Integrations you need for airline revenue management to work
An airline revenue management platform that cannot talk to the rest of the airline's technology stack is a forecasting spreadsheet. The value of the RMS depends entirely on how tightly it connects to the systems that control bookings, inventory, fares, and distribution.
Passenger service system.
The PSS is the core. It holds the reservation database, manages ticketing, and controls seat inventory. The airline revenue management system connects to the PSS to receive real-time information on seats sold, booking segments, and available inventory. When a seat sells, the RMS knows it and can recalculate availability and pricing without waiting for a batch update.
Global distribution systems.
GDSs are between the airline and travel agencies, distributing availability and fare data to resellers globally. The RMS feeds pricing decisions into the GDS so that agents and online travel agencies see current fares. As IATA documents, traditional RMS architecture was built around GDS constraints. Fare changes could only be pushed a few times per day. NDC changes this by enabling real-time pricing updates, a fundamental shift in how the distribution integration works. Airlines moving to NDC-compatible RMS gain the ability to offer continuous pricing rather than discrete fare buckets across all distribution channels.

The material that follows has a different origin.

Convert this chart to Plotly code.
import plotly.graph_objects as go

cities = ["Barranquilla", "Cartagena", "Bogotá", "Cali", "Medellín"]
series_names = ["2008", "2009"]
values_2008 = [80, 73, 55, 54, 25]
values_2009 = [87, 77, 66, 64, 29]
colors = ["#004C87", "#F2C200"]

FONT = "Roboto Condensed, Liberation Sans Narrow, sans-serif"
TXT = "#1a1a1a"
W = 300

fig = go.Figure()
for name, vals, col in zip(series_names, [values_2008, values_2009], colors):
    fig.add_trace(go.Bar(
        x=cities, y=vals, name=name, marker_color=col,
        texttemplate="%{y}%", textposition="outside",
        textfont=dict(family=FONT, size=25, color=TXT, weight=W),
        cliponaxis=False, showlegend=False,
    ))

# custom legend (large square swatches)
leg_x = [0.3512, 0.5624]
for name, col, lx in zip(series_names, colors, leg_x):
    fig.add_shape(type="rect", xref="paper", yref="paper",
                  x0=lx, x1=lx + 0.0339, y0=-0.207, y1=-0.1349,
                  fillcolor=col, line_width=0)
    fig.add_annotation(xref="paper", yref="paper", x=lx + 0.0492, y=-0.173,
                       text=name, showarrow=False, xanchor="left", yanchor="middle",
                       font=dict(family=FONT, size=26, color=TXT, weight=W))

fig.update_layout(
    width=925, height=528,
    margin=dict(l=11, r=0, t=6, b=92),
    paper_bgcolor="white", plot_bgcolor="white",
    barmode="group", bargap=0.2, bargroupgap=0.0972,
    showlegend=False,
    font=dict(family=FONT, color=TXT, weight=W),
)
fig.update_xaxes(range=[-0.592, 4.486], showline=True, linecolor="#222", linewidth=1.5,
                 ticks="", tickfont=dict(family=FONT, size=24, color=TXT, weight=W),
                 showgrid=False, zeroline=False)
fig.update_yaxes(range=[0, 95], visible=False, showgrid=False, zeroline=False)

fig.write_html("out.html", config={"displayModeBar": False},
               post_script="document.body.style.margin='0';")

Competitive data providers.
The RMS needs to know what competitors are charging in real time. Integrations with competitive intelligence providers feed rival fare data directly into the pricing engine. They can detect and respond to a competitor's price move within minutes on shared routes. This integration turns competitor monitoring into an automated pricing input.
Revenue accounting systems.
Revenue accounting integrations reconcile what the RMS sold against what was actually flown and billed, closing the loop between pricing decisions and financial outcomes. This connection is critical for measuring yield accurately and validating whether the RMS's pricing strategy is producing the financial results it predicted.
Ancillary systems.
This includes luggage, seat selection, upgrades, and lounge access. The airline AI layer in modern RMS platforms integrates ancillary pricing into the same optimization framework as seat pricing. Rather than treating a bag fee and a ticket price as separate decisions, integrated systems optimize total passenger revenue across both. For instance, Ryanair's reported 40% ancillary revenue increase through integrated personalized offers.

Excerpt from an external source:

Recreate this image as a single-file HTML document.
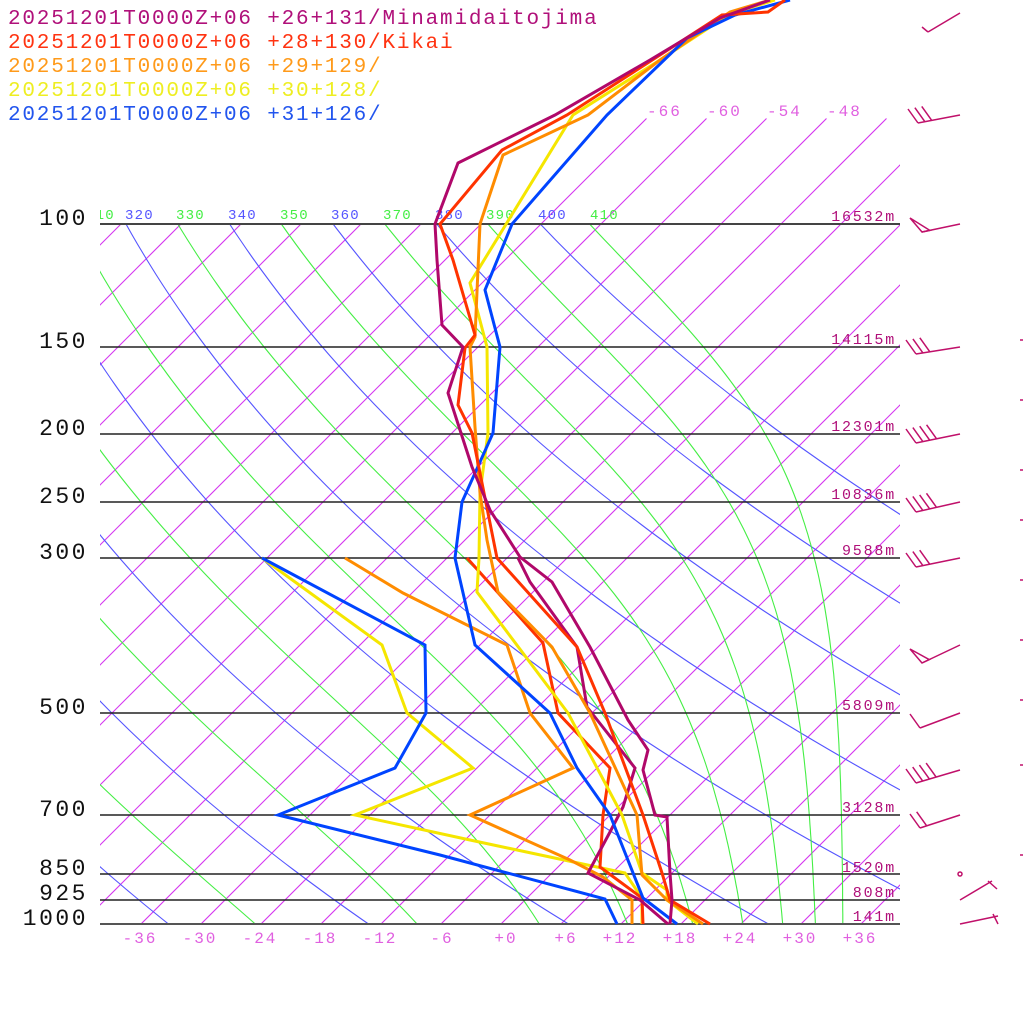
<!DOCTYPE html>
<html><head><meta charset="utf-8">
<style>
html,body{margin:0;padding:0;background:#fff;}
svg{display:block;}
text{font-family:"Liberation Mono","DejaVu Sans Mono",monospace;}
</style></head>
<body>
<svg id="s" width="1024" height="1024" viewBox="0 0 1024 1024" xmlns="http://www.w3.org/2000/svg">
<defs>
<clipPath id="cp"><rect x="100" y="224" width="800" height="700"/></clipPath>
<clipPath id="cpi"><rect x="100" y="0" width="800" height="924"/></clipPath>
<clipPath id="cl"><rect x="100" y="190" width="800" height="40"/></clipPath>
</defs>
<g id="grid"></g>
<g stroke="#222" stroke-width="1.5">
<line x1="100" y1="224" x2="900" y2="224" stroke="#444" stroke-width="2"/>
<line x1="100" y1="347" x2="900" y2="347"/>
<line x1="100" y1="434" x2="900" y2="434"/>
<line x1="100" y1="502" x2="900" y2="502"/>
<line x1="100" y1="558" x2="900" y2="558"/>
<line x1="100" y1="713" x2="900" y2="713"/>
<line x1="100" y1="815" x2="900" y2="815"/>
<line x1="100" y1="874" x2="900" y2="874"/>
<line x1="100" y1="900" x2="900" y2="900"/>
<line x1="100" y1="924" x2="900" y2="924" stroke="#555" stroke-width="2"/>
</g>
<g font-size="23" fill="#111" text-anchor="end" letter-spacing="2.5">
<text x="88" y="225">100</text><text x="88" y="348">150</text><text x="88" y="435">200</text>
<text x="88" y="503">250</text><text x="88" y="559">300</text><text x="88" y="714">500</text>
<text x="88" y="816">700</text><text x="88" y="875">850</text><text x="88" y="900">925</text>
<text x="88" y="925">1000</text>
</g>
<g font-size="16" fill="#e060e0" text-anchor="middle" letter-spacing="2">
<text x="140" y="943">-36</text><text x="200" y="943">-30</text><text x="260" y="943">-24</text>
<text x="320" y="943">-18</text><text x="380" y="943">-12</text><text x="442" y="943">-6</text>
<text x="506" y="943">+0</text><text x="566" y="943">+6</text><text x="620" y="943">+12</text>
<text x="680" y="943">+18</text><text x="740" y="943">+24</text><text x="800" y="943">+30</text>
<text x="860" y="943">+36</text>
</g>
<g font-size="16" fill="#e060e0" letter-spacing="2">
<text x="647" y="116">-66</text><text x="707" y="116">-60</text><text x="767" y="116">-54</text><text x="827" y="116">-48</text>
</g>
<g font-size="14" letter-spacing="1.2" clip-path="url(#cl)">
<text x="86" y="219" fill="#44ee44">310</text>
<text x="125" y="219" fill="#5555ff">320</text>
<text x="176" y="219" fill="#44ee44">330</text>
<text x="228" y="219" fill="#5555ff">340</text>
<text x="280" y="219" fill="#44ee44">350</text>
<text x="331" y="219" fill="#5555ff">360</text>
<text x="383" y="219" fill="#44ee44">370</text>
<text x="435" y="219" fill="#5555ff">380</text>
<text x="486" y="219" fill="#44ee44">390</text>
<text x="538" y="219" fill="#5555ff">400</text>
<text x="590" y="219" fill="#44ee44">410</text>
</g>
<g font-size="15" fill="#b0107a" text-anchor="end" letter-spacing="1.8">
<text x="896" y="221">16532m</text><text x="896" y="344">14115m</text><text x="896" y="431">12301m</text>
<text x="896" y="499">10836m</text><text x="896" y="555">9588m</text><text x="896" y="710">5809m</text>
<text x="896" y="812">3128m</text><text x="896" y="872">1520m</text><text x="896" y="897">808m</text>
<text x="896" y="921">141m</text>
</g>
<g fill="none" stroke-width="3" stroke-linejoin="miter">
<polyline stroke="#f5e600" points="262,558 382,645 407,713 473,768 355,815 470,840 625,873 642,898 642,924"/>
<polyline stroke="#ff8c00" points="345,558 403,593 507,645 530,713 573,768 470,815 570,860 603,877 632,900 632,924"/>
<polyline stroke="#0044ff" points="262,558 425,645 426,713 395,768 278,815 440,855 605,899 617,924"/>
<polyline stroke="#ff3300" points="467,558 543,643 558,713 610,768 603,815 600,867 642,898 643,924"/>
<polyline stroke="#b0086a" points="518,558 530,582 577,647 587,707 635,768 623,807 610,832 588,873 640,900 668,924"/>
<polyline stroke="#f5e600" points="775,0 730,14 660,60 573,115 470,283 487,347 488,433 480,493 479,558 477,592 568,713 622,815 642,873 667,890 667,900 698,924"/>
<polyline stroke="#ff8c00" points="770,0 730,12 660,60 588,115 503,155 480,224 475,337 470,347 475,427 480,493 487,540 498,592 552,647 590,713 637,815 642,875 667,900 703,924"/>
<polyline stroke="#0044ff" points="790,0 735,15 687,38 607,115 512,224 485,290 500,347 493,433 462,502 455,558 475,645 550,713 577,768 610,815 643,898 677,924"/>
<polyline stroke="#ff3300" points="785,0 768,12 722,15 660,55 567,115 502,150 440,224 453,260 475,335 465,348 458,405 472,433 497,558 577,647 605,713 643,815 662,873 670,900 710,924"/>
<polyline stroke="#b0086a" points="770,0 720,18 650,60 555,115 458,163 435,224 437,260 442,325 463,347 448,393 472,467 490,510 520,557 552,582 590,647 628,720 648,750 643,770 655,815 667,817 670,873 672,900 670,924"/>
</g>
<g font-size="21" letter-spacing="1.8">
<text x="8" y="24" fill="#b0107a">20251201T0000Z+06 +26+131/Minamidaitojima</text>
<text x="8" y="48" fill="#ff3311">20251201T0000Z+06 +28+130/Kikai</text>
<text x="8" y="72" fill="#ff9a1a">20251201T0000Z+06 +29+129/</text>
<text x="8" y="96" fill="#eeee22">20251201T0000Z+06 +30+128/</text>
<text x="8" y="120" fill="#2255ee">20251201T0000Z+06 +31+126/</text>
</g>
<g id="barbs" stroke="#c0106a" stroke-width="1.5" fill="none"></g>
</svg>
<script>
(function(){
var NS="http://www.w3.org/2000/svg";
function X(Tc,y){return 500+10*Tc+(924-y);}
function P(y){return 1000*Math.exp(-(924-y)/304);}
var g=document.getElementById('grid');
function path(d,col,w,clip){var e=document.createElementNS(NS,'path');e.setAttribute('d',d);e.setAttribute('stroke',col);e.setAttribute('stroke-width',w);e.setAttribute('fill','none');if(clip)e.setAttribute('clip-path',clip);g.appendChild(e);}
// isotherms
for(var T=-120;T<=60;T+=6){
  var ytop=(T>=-66)?118:224;
  var x1=X(T,924),x2=X(T,ytop);
  path('M'+(x1+0.5)+',924.5L'+(x2+0.5)+','+(ytop+0.5),'#d535f0',1.1,'url(#cpi)');
}
// dry adiabats
for(var th=200;th<=400;th+=20){
  var d='';
  for(var y=224;y<=924;y+=5){var p=P(y);var Tk=th*Math.pow(p/1000,0.2857);d+=(d?'L':'M')+X(Tk-273.15,y).toFixed(1)+','+y;}
  path(d,'#5555ff',1.1,'url(#cp)');
}
// moist adiabats
function es(Tc){return 6.112*Math.exp(17.67*Tc/(Tc+243.5));}
function thetae(Tk,p){var e=es(Tk-273.15);var rs=0.622*e/Math.max(p-e,1);return Tk*Math.pow(1000/p,0.2857)*Math.exp(2.5e6*rs/(1005*Tk));}
for(var te=250;te<=410;te+=20){
  var d='';
  for(var y=224;y<=924;y+=5){var p=P(y);var lo=150,hi=340;for(var i=0;i<40;i++){var m=(lo+hi)/2;if(thetae(m,p)>te)hi=m;else lo=m;}
    d+=(d?'L':'M')+X(lo-273.15,y).toFixed(1)+','+y;}
  path(d,'#44ee44',1.1,'url(#cp)');
}
// barbs
var b=document.getElementById('barbs');
function ln(a,c,e,f){var l=document.createElementNS(NS,'line');l.setAttribute('x1',a);l.setAttribute('y1',c);l.setAttribute('x2',e);l.setAttribute('y2',f);b.appendChild(l);}
function barb(yt,tx,ty,n,pen){
  ln(960,yt,tx,ty);
  var dx=(960-tx),dy=(yt-ty),L=Math.sqrt(dx*dx+dy*dy);dx/=L;dy/=L;
  var k=0;
  if(pen){var ax=tx,ay=ty,bx=tx+dx*8,by=ty+dy*8;var pg=document.createElementNS(NS,'polygon');pg.setAttribute('points',ax+','+ay+' '+(ax-12)+','+(ay-14)+' '+bx+','+by);b.appendChild(pg);k=1.4;}
  for(var i=0;i<n;i++){var s=(k+i)*7;var px=tx+dx*s,py=ty+dy*s;ln(px,py,px-10,py-14);}
}
barb(13,928,32,0,false);ln(928,32,922,27);
barb(115,918,123,3,false);
barb(224,922,232,0,true);
barb(347,916,354,3,false);
barb(434,916,443,4,false);
barb(502,916,512,4,false);
barb(558,916,567,3,false);
barb(645,922,663,0,true);
barb(713,920,728,1,false);
barb(770,916,783,4,false);
barb(815,920,828,2,false);
var c=document.createElementNS(NS,'circle');c.setAttribute('cx',960);c.setAttribute('cy',874);c.setAttribute('r',2);b.appendChild(c);
ln(960,900,992,881);ln(988,881,997,889);
ln(960,924,998,916);ln(993,914,998,924);
[340,400,470,520,580,640,700,765,855].forEach(function(y){ln(1020,y,1023,y);});
})();
</script>
</body></html>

AI and analytics platforms.
The AI in airline revenue management integration layer is where systems connect internal airline data with external signals including social media trends, event calendars, macroeconomic feeds, and competitor analytics. This isn't a single integration but an ecosystem of data connections that feeds the machine learning models running underneath the pricing engine.

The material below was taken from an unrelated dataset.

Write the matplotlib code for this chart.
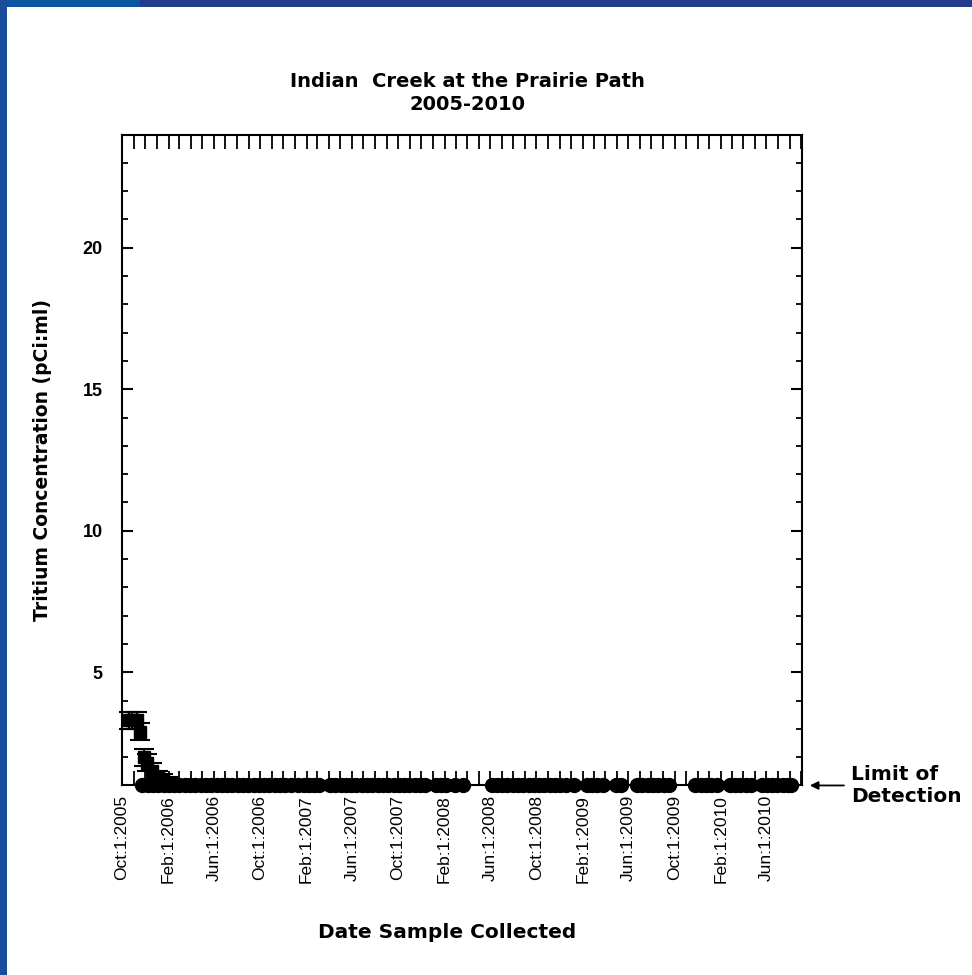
import matplotlib
matplotlib.use("Agg")
import matplotlib.pyplot as plt
import matplotlib.dates as mdates
from matplotlib.patches import Rectangle
import pandas as pd

plt.rcParams['font.family'] = ['Liberation Sans', 'DejaVu Sans']
WIDE = ['DejaVu Sans']

# samples above the detection limit (pCi/ml) with counting error
det_dates = ['2005-10-20', '2005-10-28', '2005-11-10', '2005-11-17',
             '2005-11-29', '2005-12-06', '2005-12-20', '2006-01-03',
             '2006-01-17', '2006-01-31']
det_values = [3.3, 3.3, 3.3, 2.9, 2.0, 1.8, 1.5, 1.3, 1.2, 1.1]
det_errors = [0.3, 0.3, 0.3, 0.3, 0.3, 0.3, 0.3, 0.2, 0.2, 0.2]

# samples below the limit of detection
lod_dates = [
    '2005-11-24', '2005-12-08', '2005-12-22',
    '2006-01-05', '2006-01-19', '2006-02-02', '2006-02-16', '2006-03-02',
    '2006-03-16', '2006-03-30', '2006-04-13', '2006-04-27', '2006-05-11',
    '2006-05-25', '2006-06-08', '2006-06-22', '2006-07-06', '2006-07-20',
    '2006-08-03', '2006-08-17', '2006-08-31', '2006-09-14', '2006-09-28',
    '2006-10-12', '2006-10-26', '2006-11-09', '2006-11-23', '2006-12-07',
    '2006-12-21', '2007-01-10', '2007-01-24', '2007-02-07', '2007-02-21',
    '2007-03-07', '2007-04-04', '2007-04-18', '2007-05-02', '2007-05-16',
    '2007-05-30', '2007-06-13', '2007-06-27', '2007-07-11', '2007-07-25',
    '2007-08-08', '2007-08-22', '2007-09-05', '2007-09-19', '2007-10-03',
    '2007-10-17', '2007-10-31', '2007-11-14', '2007-11-28', '2007-12-12',
    '2008-01-09', '2008-01-23', '2008-02-06', '2008-02-28', '2008-03-20',
    '2008-06-05', '2008-06-18', '2008-07-02', '2008-07-16', '2008-07-30',
    '2008-08-13', '2008-08-27', '2008-09-10', '2008-09-24', '2008-10-08',
    '2008-10-22', '2008-11-05', '2008-11-19', '2008-12-03', '2008-12-17',
    '2009-01-07', '2009-02-11', '2009-02-25', '2009-03-11', '2009-03-25',
    '2009-04-29', '2009-05-13', '2009-06-24', '2009-07-08', '2009-07-22',
    '2009-08-05', '2009-08-19', '2009-09-02', '2009-09-16', '2009-11-25',
    '2009-12-09', '2009-12-23', '2010-01-06', '2010-01-20', '2010-02-24',
    '2010-03-10', '2010-03-24', '2010-04-07', '2010-04-21', '2010-05-19',
    '2010-06-02', '2010-06-16', '2010-06-30', '2010-07-14', '2010-07-28',
    '2010-08-05',
]
lod_value = 1.0

det_x = pd.to_datetime(det_dates)
lod_x = pd.to_datetime(lod_dates)

fig = plt.figure(figsize=(9.72, 9.75), dpi=100)
fig.patch.set_facecolor('white')

# slide frame: blue bars along the top and left edge
fig.patches.append(Rectangle((0, 1 - 7 / 975), 1, 7 / 975, transform=fig.transFigure,
                             facecolor='#243c8e', edgecolor='none'))
fig.patches.append(Rectangle((0, 1 - 7 / 975), 140 / 972, 7 / 975, transform=fig.transFigure,
                             facecolor='#0a55a0', edgecolor='none'))
fig.patches.append(Rectangle((0, 0), 7 / 972, 1, transform=fig.transFigure,
                             facecolor='#1a4c9c', edgecolor='none'))

ax = fig.add_axes([0.1255, 0.1944, 0.6996, 0.6676])

ax.errorbar(det_x, det_values, yerr=det_errors, fmt='s', color='black',
            markersize=9, elinewidth=1.5, capsize=7, capthick=1.5, clip_on=False, zorder=3)
ax.plot(lod_x, [lod_value] * len(lod_x), 'o', color='black', markersize=10,
        clip_on=False, zorder=3)

ax.set_ylim(1, 24)
ax.set_xlim(pd.Timestamp('2005-10-01'), pd.Timestamp('2010-09-03'))

for s in ax.spines.values():
    s.set_linewidth(1.5)

ax.set_yticks([5, 10, 15, 20])
ax.set_yticks(range(1, 25), minor=True)
ax.tick_params(axis='y', which='major', direction='in', length=8, width=1.5,
               right=True, labelsize=13, pad=14)
ax.tick_params(axis='y', which='minor', direction='in', length=4, width=1.3, right=True)
for lbl in ax.get_yticklabels():
    lbl.set_fontweight('bold')

ax.xaxis.set_major_locator(mdates.MonthLocator(bymonth=[2, 6, 10]))
ax.xaxis.set_minor_locator(mdates.MonthLocator())
ax.xaxis.set_major_formatter(
    plt.FuncFormatter(lambda v, pos: (lambda d: f"{d:%b}:{d.day}:{d.year}")(mdates.num2date(v))))
ax.tick_params(axis='x', which='both', direction='in', length=10, width=1.3,
               top=True, labelsize=12.5, pad=7, labelrotation=90)

ax.set_ylabel('Tritium Concentration (pCi:ml)', fontsize=13.5, fontweight='bold',
              labelpad=22, family=WIDE)
fig.text(447 / 972, 1 - 933 / 975, 'Date Sample Collected', ha='center', va='center',
         fontsize=14.5, fontweight='bold', family=WIDE)
fig.text(467 / 972, 1 - 93 / 975, 'Indian  Creek at the Prairie Path\n2005-2010', ha='center',
         va='center', fontsize=14, fontweight='bold', linespacing=1.25, family=WIDE)

ax.annotate('', xy=(0.825 + 8 / 972, 0.1944), xycoords='figure fraction',
            xytext=(0.825 + 42 / 972, 0.1944),
            arrowprops=dict(arrowstyle='-|>', color='black', lw=1.3,
                            mutation_scale=12, shrinkA=0, shrinkB=0))
fig.text(851 / 972, 0.1944, 'Limit of\nDetection', ha='left', va='center',
         fontsize=14.5, fontweight='bold', linespacing=1.2, family=WIDE)

fig.savefig('out.png', dpi=100)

All these integrations prepare the ground for the main components that create any RMS. Let’s break down each of these elements in the next chapter.
Key components of an airline revenue management system
Revenue management isn't a single function. It's four interconnected disciplines, forecasting, pricing, inventory management, and KPI tracking, orbiting a common center. Together, they form what makes airline revenue management strategies work in practice.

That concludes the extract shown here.